• **Aim of the task**
Pictures stay out of the copy; restate everything else in the material exactly.

• **Data block**
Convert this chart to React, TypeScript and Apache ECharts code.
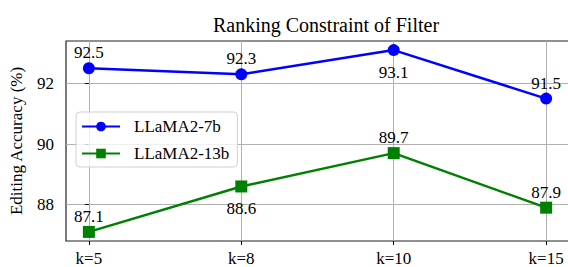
import React, { useEffect, useRef } from "react";
import * as echarts from "echarts";

const categories = ["k=5", "k=8", "k=10", "k=15"];
const llama7b = [92.5, 92.3, 93.1, 91.5];
const llama13b = [87.1, 88.6, 89.7, 87.9];
const yTicks = [88, 90, 92];
const labelPos7b = ["top", "top", "bottom", "top"];
const labelPos13b = ["top", "bottom", "top", "top"];

const FONT = "Liberation Serif";

export default function App() {
  const ref = useRef<HTMLDivElement>(null);
  useEffect(() => {
    if (!ref.current) return;
    const chart = echarts.init(ref.current, null, { renderer: "svg" });
    const idx = categories.map((_, i) => i);
    const mk = (vals: number[], pos: string[]) =>
      vals.map((v, i) => ({
        value: [i, v],
        label: { position: pos[i], distance: pos[i] === "bottom" ? 8 : 1 },
      }));
    const seriesLabel = {
      show: true,
      formatter: (p: any) => p.value[1].toFixed(1),
      fontFamily: FONT,
      fontSize: 17,
      color: "#000",
    };
    chart.setOption({
      animation: false,
      textStyle: { fontFamily: FONT },
      title: {
        text: "Ranking Constraint of Filter",
        left: 321,
        textAlign: "center",
        top: 10,
        textStyle: { fontFamily: FONT, fontSize: 20, fontWeight: "normal", color: "#000" },
      },
      grid: {
        left: 66,
        top: 41,
        bottom: 26,
        right: 3,
        show: true,
        borderColor: "#222",
        borderWidth: 1.2,
        backgroundColor: "rgba(0,0,0,0)",
      },
      legend: {
        orient: "vertical",
        left: 76,
        top: 112,
        itemWidth: 38,
        itemHeight: 12,
        itemGap: 10,
        padding: [6, 8, 5, 5],
        backgroundColor: "rgba(255,255,255,0.8)",
        borderColor: "#d0d0d0",
        borderWidth: 1,
        borderRadius: 4,
        textStyle: { fontFamily: FONT, fontSize: 17, color: "#000", padding: [0, 0, 0, 9] },
        data: ["LLaMA2-7b", "LLaMA2-13b"],
      },
      xAxis: {
        type: "value",
        position: "bottom",
        min: -0.15,
        max: 3.15,
        axisLine: { show: false },
        axisTick: { show: true, customValues: idx, length: 4, lineStyle: { color: "#000" } },
        axisLabel: {
          customValues: idx,
          formatter: (v: number) => categories[Math.round(v)] ?? "",
          fontFamily: FONT,
          fontSize: 17,
          color: "#000",
          margin: 9,
        },
        splitLine: { show: true, customValues: idx, lineStyle: { color: "#b0b0b0", width: 1 } },
      },
      yAxis: {
        type: "value",
        position: "left",
        min: 86.8,
        max: 93.4,
        name: "Editing Accuracy (%)",
        nameLocation: "middle",
        nameGap: 41,
        nameTextStyle: { fontFamily: FONT, fontSize: 17, color: "#000" },
        axisLine: { show: false },
        axisTick: { show: true, customValues: yTicks, length: 4, lineStyle: { color: "#000" } },
        axisLabel: {
          customValues: yTicks,
          fontFamily: FONT,
          fontSize: 17,
          color: "#000",
          margin: 12,
        },
        splitLine: { show: true, customValues: yTicks, lineStyle: { color: "#b0b0b0", width: 1 } },
      },
      series: [
        {
          name: "LLaMA2-7b",
          type: "line",
          data: mk(llama7b, labelPos7b),
          symbol: "circle",
          symbolSize: 12,
          itemStyle: { color: "#0000ff" },
          lineStyle: { color: "#0000ff", width: 2.5 },
          label: seriesLabel,
          z: 3,
        },
        {
          name: "LLaMA2-13b",
          type: "line",
          data: mk(llama13b, labelPos13b),
          symbol: "rect",
          symbolSize: 12,
          itemStyle: { color: "#008000" },
          lineStyle: { color: "#008000", width: 2.5 },
          label: seriesLabel,
          z: 3,
        },
      ],
    });
    return () => chart.dispose();
  }, []);
  return (
    <div
      style={{ position: "absolute", left: 0, top: 0, width: 568, height: 267, overflow: "hidden" }}
    >
      <div ref={ref} style={{ width: 572, height: 267 }} />
    </div>
  );
}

• **Task response**
Convert this chart to React, TypeScript and Apache ECharts code.
import React, { useEffect, useRef } from "react";
import * as echarts from "echarts";

const categories = ["k=5", "k=8", "k=10", "k=15"];
const llama7b = [92.5, 92.3, 93.1, 91.5];
const llama13b = [87.1, 88.6, 89.7, 87.9];
const yTicks = [88, 90, 92];
const labelPos7b = ["top", "top", "bottom", "top"];
const labelPos13b = ["top", "bottom", "top", "top"];

const FONT = "Liberation Serif";

export default function App() {
  const ref = useRef<HTMLDivElement>(null);
  useEffect(() => {
    if (!ref.current) return;
    const chart = echarts.init(ref.current, null, { renderer: "svg" });
    const idx = categories.map((_, i) => i);
    const mk = (vals: number[], pos: string[]) =>
      vals.map((v, i) => ({
        value: [i, v],
        label: { position: pos[i], distance: pos[i] === "bottom" ? 8 : 1 },
      }));
    const seriesLabel = {
      show: true,
      formatter: (p: any) => p.value[1].toFixed(1),
      fontFamily: FONT,
      fontSize: 17,
      color: "#000",
    };
    chart.setOption({
      animation: false,
      textStyle: { fontFamily: FONT },
      title: {
        text: "Ranking Constraint of Filter",
        left: 321,
        textAlign: "center",
        top: 10,
        textStyle: { fontFamily: FONT, fontSize: 20, fontWeight: "normal", color: "#000" },
      },
      grid: {
        left: 66,
        top: 41,
        bottom: 26,
        right: 3,
        show: true,
        borderColor: "#222",
        borderWidth: 1.2,
        backgroundColor: "rgba(0,0,0,0)",
      },
      legend: {
        orient: "vertical",
        left: 76,
        top: 112,
        itemWidth: 38,
        itemHeight: 12,
        itemGap: 10,
        padding: [6, 8, 5, 5],
        backgroundColor: "rgba(255,255,255,0.8)",
        borderColor: "#d0d0d0",
        borderWidth: 1,
        borderRadius: 4,
        textStyle: { fontFamily: FONT, fontSize: 17, color: "#000", padding: [0, 0, 0, 9] },
        data: ["LLaMA2-7b", "LLaMA2-13b"],
      },
      xAxis: {
        type: "value",
        position: "bottom",
        min: -0.15,
        max: 3.15,
        axisLine: { show: false },
        axisTick: { show: true, customValues: idx, length: 4, lineStyle: { color: "#000" } },
        axisLabel: {
          customValues: idx,
          formatter: (v: number) => categories[Math.round(v)] ?? "",
          fontFamily: FONT,
          fontSize: 17,
          color: "#000",
          margin: 9,
        },
        splitLine: { show: true, customValues: idx, lineStyle: { color: "#b0b0b0", width: 1 } },
      },
      yAxis: {
        type: "value",
        position: "left",
        min: 86.8,
        max: 93.4,
        name: "Editing Accuracy (%)",
        nameLocation: "middle",
        nameGap: 41,
        nameTextStyle: { fontFamily: FONT, fontSize: 17, color: "#000" },
        axisLine: { show: false },
        axisTick: { show: true, customValues: yTicks, length: 4, lineStyle: { color: "#000" } },
        axisLabel: {
          customValues: yTicks,
          fontFamily: FONT,
          fontSize: 17,
          color: "#000",
          margin: 12,
        },
        splitLine: { show: true, customValues: yTicks, lineStyle: { color: "#b0b0b0", width: 1 } },
      },
      series: [
        {
          name: "LLaMA2-7b",
          type: "line",
          data: mk(llama7b, labelPos7b),
          symbol: "circle",
          symbolSize: 12,
          itemStyle: { color: "#0000ff" },
          lineStyle: { color: "#0000ff", width: 2.5 },
          label: seriesLabel,
          z: 3,
        },
        {
          name: "LLaMA2-13b",
          type: "line",
          data: mk(llama13b, labelPos13b),
          symbol: "rect",
          symbolSize: 12,
          itemStyle: { color: "#008000" },
          lineStyle: { color: "#008000", width: 2.5 },
          label: seriesLabel,
          z: 3,
        },
      ],
    });
    return () => chart.dispose();
  }, []);
  return (
    <div
      style={{ position: "absolute", left: 0, top: 0, width: 568, height: 267, overflow: "hidden" }}
    >
      <div ref={ref} style={{ width: 572, height: 267 }} />
    </div>
  );
}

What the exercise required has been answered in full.